Here, the trial court engaged in such a balancing test. Weighing the fact that Alwi and his trial counsel, who was prepared for trial, disagreed regarding trial strategy against what the court determined was an undue delay in trying the case, the trial court chose to deny a continuance that would allow new counsel time to prepare.
Undue haste in the administration of the criminal law is as much to be condemned as unnecessary delay. The true course lies between these two extremes.
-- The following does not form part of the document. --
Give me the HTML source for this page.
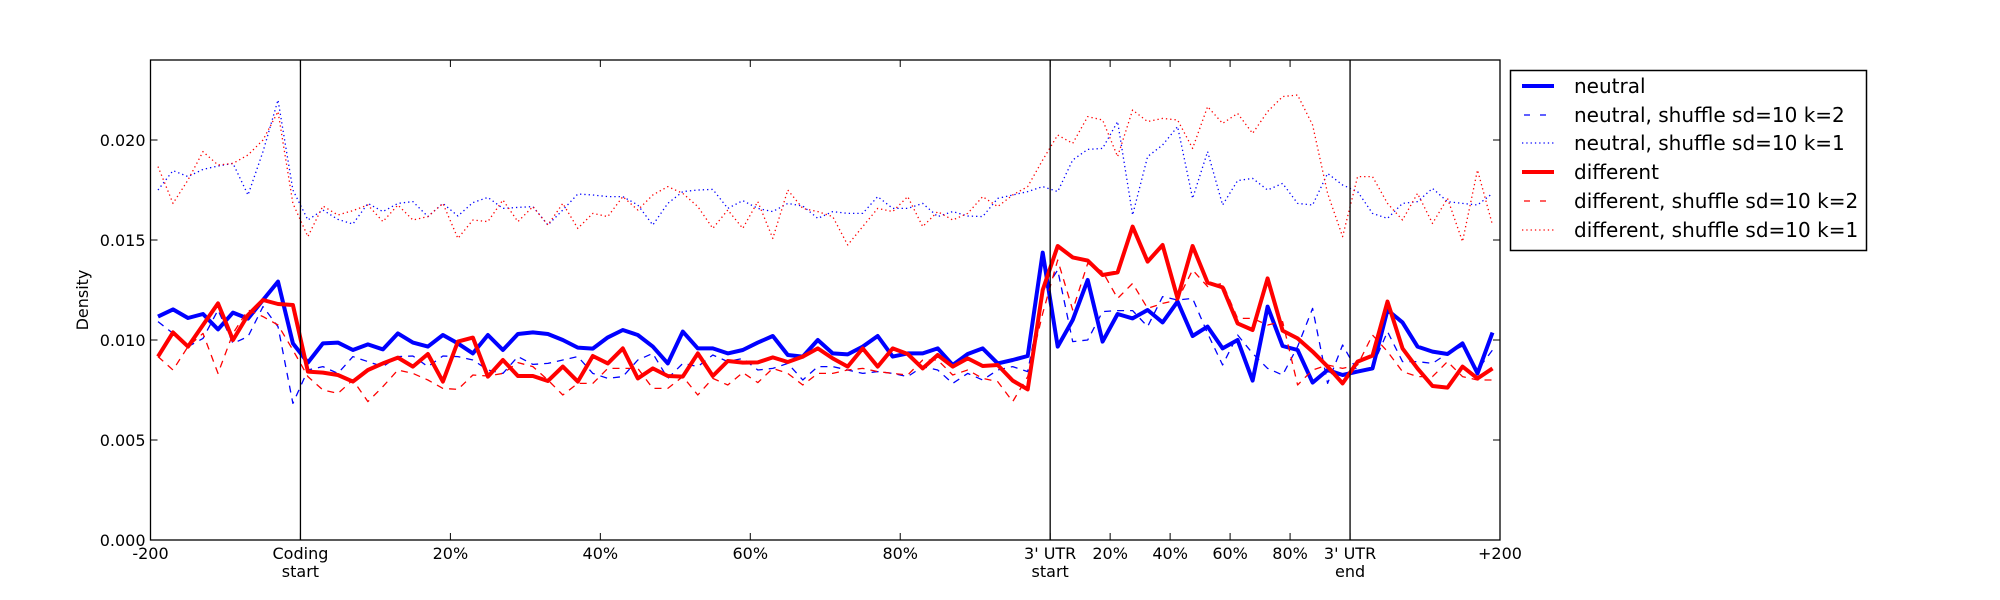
<!DOCTYPE html>
<html><head><meta charset="utf-8"><style>
html,body{margin:0;padding:0;background:#fff;}
svg{display:block;font-family:"DejaVu Sans","Liberation Sans",sans-serif;}
</style></head><body>
<svg id="chart" width="2000" height="600" viewBox="0 0 2000 600" xmlns="http://www.w3.org/2000/svg">
<rect x="0" y="0" width="2000" height="600" fill="#fff"/>
<g id="marks"></g>
<g id="axes"></g>
<text x="88" y="300" font-size="16" text-anchor="middle" transform="rotate(-90 88 300)">Density</text>
<g>
<rect x="1510.5" y="70.5" width="356" height="180" fill="#fff" stroke="#000" stroke-width="1.5"/>
<g><line x1="1522" y1="86" x2="1554" y2="86" stroke="#0000ff" stroke-width="4"/><text x="1574" y="93" font-size="20">neutral</text></g>
<g><line x1="1524" y1="115" x2="1552" y2="115" stroke="#0000ff" stroke-width="1.3" stroke-dasharray="6,10"/><text x="1574" y="122" font-size="20">neutral, shuffle sd=10 k=2</text></g>
<g><line x1="1522" y1="143" x2="1554" y2="143" stroke="#0000ff" stroke-width="1.3" stroke-dasharray="1.3,3"/><text x="1574" y="150" font-size="20">neutral, shuffle sd=10 k=1</text></g>
<g><line x1="1522" y1="172" x2="1554" y2="172" stroke="#ff0000" stroke-width="4"/><text x="1574" y="179" font-size="20">different</text></g>
<g><line x1="1524" y1="201" x2="1552" y2="201" stroke="#ff0000" stroke-width="1.3" stroke-dasharray="6,10"/><text x="1574" y="208" font-size="20">different, shuffle sd=10 k=2</text></g>
<g><line x1="1522" y1="230" x2="1554" y2="230" stroke="#ff0000" stroke-width="1.3" stroke-dasharray="1.3,3"/><text x="1574" y="237" font-size="20">different, shuffle sd=10 k=1</text></g>
</g>
</svg>
<script>
// values in units of 0.001 density, 90 bins
const neutral = [11.17,11.53,11.1,11.3,10.53,11.37,11.07,12.0,12.92,9.83, 8.87,9.83,9.87,9.5,9.78,9.53,10.33,9.87,9.67,10.25, 9.83,9.33,10.25,9.5,10.3,10.38,10.3,10.0,9.62,9.57, 10.13,10.5,10.25,9.67,8.83,10.42,9.58,9.58,9.33,9.5, 9.87,10.2,9.25,9.17,10.0,9.33,9.28,9.67,10.2,9.17, 9.33,9.33,9.58,8.75,9.3,9.58,8.83,9.0,9.2,14.37, 9.67,11.0,13.0,9.92,11.3,11.08,11.5,10.88,11.92,10.2, 10.67,9.58,10.0,7.97,11.67,9.7,9.5,7.87,8.5,8.25, 8.42,8.58,11.5,10.88,9.67,9.42,9.3,9.83,8.33,10.37];
const neutralK2 = [10.92,10.33,9.67,10.08,11.5,9.83,10.17,11.67,10.67,6.83, 8.5,8.67,8.33,9.17,8.92,8.67,9.17,9.2,8.67,9.2, 9.17,9.0,8.5,8.33,9.17,8.78,8.83,9.0,9.17,8.33, 8.08,8.17,9.0,9.33,8.08,8.83,8.67,9.25,8.92,9.08, 8.5,8.58,8.83,8.0,8.67,8.67,8.5,8.33,8.42,8.33, 8.17,8.67,8.5,7.83,8.33,8.0,8.5,8.67,8.42,12.33, 13.5,9.92,10.0,11.42,11.47,11.47,10.67,12.17,12.0,12.08, 10.33,8.75,10.25,9.33,8.58,8.25,9.67,11.58,7.83,9.75, 8.42,8.67,10.42,8.92,8.92,8.83,9.33,9.7,8.5,9.5];
const neutralK1 = [17.5,18.47,18.17,18.53,18.7,18.83,17.25,19.42,22.0,17.5, 16.0,16.5,16.03,15.8,16.83,16.42,16.83,16.92,16.17,16.83, 16.2,16.87,17.13,16.58,16.63,16.67,15.75,16.5,17.3,17.25, 17.17,17.17,16.75,15.75,16.83,17.42,17.5,17.53,16.58,16.97, 16.58,16.42,16.83,16.7,16.08,16.42,16.33,16.33,17.17,16.58, 16.58,16.83,16.17,16.42,16.2,16.17,17.08,17.25,17.42,17.67, 17.42,19.0,19.53,19.58,20.92,16.25,19.17,19.75,20.67,17.08, 19.42,16.75,17.97,18.08,17.5,17.83,16.83,16.75,18.33,17.75, 17.42,16.33,16.08,16.83,16.92,17.58,16.92,16.83,16.75,17.33];
const different = [9.17,10.38,9.67,10.75,11.83,10.0,11.25,12.0,11.8,11.75, 8.42,8.37,8.25,7.92,8.5,8.83,9.12,8.67,9.3,7.92, 9.92,10.12,8.17,9.0,8.2,8.2,7.95,8.67,7.92,9.2, 8.83,9.58,8.08,8.58,8.2,8.17,9.33,8.2,8.95,8.87, 8.88,9.13,8.9,9.17,9.58,9.08,8.67,9.58,8.67,9.58, 9.3,8.58,9.25,8.67,9.08,8.7,8.75,7.97,7.53,12.5, 14.7,14.13,13.97,13.25,13.38,15.67,13.92,14.75,12.08,14.7, 12.87,12.63,10.83,10.5,13.08,10.47,10.08,9.42,8.67,7.83, 8.92,9.22,11.92,9.58,8.58,7.7,7.62,8.67,8.08,8.58];
const differentK2 = [9.17,8.5,9.67,10.33,8.33,10.33,11.5,11.17,10.75,9.5, 8.17,7.5,7.33,8.0,6.92,7.67,8.5,8.33,8.0,7.58, 7.53,8.25,8.2,8.33,8.87,8.67,8.0,7.25,7.83,7.83, 8.58,8.58,8.58,7.58,7.58,8.17,7.25,8.08,7.75,8.37, 7.87,8.58,8.33,7.75,8.33,8.33,8.5,8.58,8.42,8.33, 8.25,9.0,9.0,8.25,8.5,8.08,7.92,6.92,8.17,11.33, 14.0,11.5,13.83,13.42,12.08,12.83,11.58,11.83,12.0,13.5, 12.67,12.83,11.08,11.08,10.75,10.92,7.75,8.5,8.75,8.58, 8.75,10.25,9.42,8.42,8.17,8.17,8.92,8.17,8.0,8.0];
const differentK1 = [18.67,16.83,18.0,19.42,18.75,18.83,19.25,20.0,21.42,16.83, 15.17,16.7,16.25,16.47,16.75,15.92,16.75,16.0,16.17,16.83, 15.08,16.0,15.92,17.0,15.92,16.67,15.75,16.83,15.58,16.33, 16.17,17.17,16.5,17.25,17.67,17.33,16.67,15.58,16.5,15.58, 16.92,15.08,17.5,16.58,16.42,16.17,14.75,15.67,16.58,16.42, 17.17,15.67,16.42,16.0,16.33,17.17,16.67,17.25,17.67,19.0, 20.25,19.83,21.17,21.0,19.17,21.5,20.92,21.08,21.0,19.58, 21.67,20.83,21.33,20.33,21.42,22.17,22.25,20.75,17.33,15.17, 18.17,18.17,16.83,16.0,17.33,15.83,17.08,14.92,18.5,15.75];
const yTicks = [0, 5, 10, 15, 20];
const yTickLabels = ["0.000","0.005","0.010","0.015","0.020"];
// x ticks in bin units (0..90)
const xTickLabelList = ["-200","Coding\nstart","20%","40%","60%","80%","3' UTR\nstart","20%","40%","60%","80%","3' UTR\nend","+200"];
const xTickPos = [0,10,20,30,40,50,60,64,68,72,76,80,90];
const regionLines = [10, 60, 80];

const L=150.5, R=1500, T=60, B=540, NB=90, YMAX=24;
const sx = v => L + (R-L)*v/NB;
const sy = v => B - (B-T)*v/YMAX;
const NS="http://www.w3.org/2000/svg";
const marks=document.getElementById('marks');
const axes=document.getElementById('axes');
function mk(tag, attrs, parent){const e=document.createElementNS(NS,tag);for(const k in attrs)e.setAttribute(k,attrs[k]);parent.appendChild(e);return e;}

const series=[
 [neutral,'#0000ff',4,null,'line-neutral'],
 [neutralK2,'#0000ff',1.3,'7,6','line-neutral-k2'],
 [neutralK1,'#0000ff',1.3,'1.3,3','line-neutral-k1'],
 [different,'#ff0000',4,null,'line-different'],
 [differentK2,'#ff0000',1.3,'7,6','line-different-k2'],
 [differentK1,'#ff0000',1.3,'1.3,3','line-different-k1']
];
series.forEach(s=>{
  const pts=s[0].map((v,i)=>sx(i+0.5).toFixed(1)+','+sy(v).toFixed(1)).join(' ');
  const p=mk('polyline',{points:pts,fill:'none',stroke:s[1],'stroke-width':s[2],'stroke-linejoin':'round'},marks);
  if(s[3])p.setAttribute('stroke-dasharray',s[3]);
  
  
});

regionLines.forEach(r=>{
  const l=mk('line',{x1:sx(r),x2:sx(r),y1:T,y2:B,stroke:'#000','stroke-width':1.3},axes);
  
  
});
const frame=mk('rect',{x:L,y:T,width:R-L,height:B-T,fill:'none',stroke:'#000','stroke-width':1.3},axes);



yTicks.forEach((v,i)=>{
  const y=sy(v);
  mk('line',{x1:L,x2:L+7,y1:y,y2:y,stroke:'#000','stroke-width':1},axes);
  mk('line',{x1:R-7,x2:R,y1:y,y2:y,stroke:'#000','stroke-width':1},axes);
  const t=mk('text',{x:L-5,y:y+6,'font-size':16,'text-anchor':'end'},axes);
  t.textContent=yTickLabels[i];
  
  
});
xTickPos.forEach((v,i)=>{
  const x=sx(v);
  mk('line',{x1:x,x2:x,y1:B,y2:B-7,stroke:'#000','stroke-width':1},axes);
  mk('line',{x1:x,x2:x,y1:T,y2:T+7,stroke:'#000','stroke-width':1},axes);
  const lines=xTickLabelList[i].split('\n');
  lines.forEach((ln,j)=>{
    const t=mk('text',{x:x,y:559+j*18,'font-size':16,'text-anchor':'middle'},axes);
    t.textContent=ln;
    
    
  });
});
</script>
</body></html>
The law vests the determination of questions relating to the time of trial in the discretion of the trial judges; and this court will not interfere with their rulings on the subject, unless it is manifest that there has been an abuse of discretion.
Harris, 119 Ga. at 115-116. See also Hampton, 272 Ga.App. at 566-567 (2). Because we cannot say that the trial court's ruling in this case represented a clear and manifest abuse of discretion, we affirm.
Phipps, C. J., and Ellington, P. J., concur.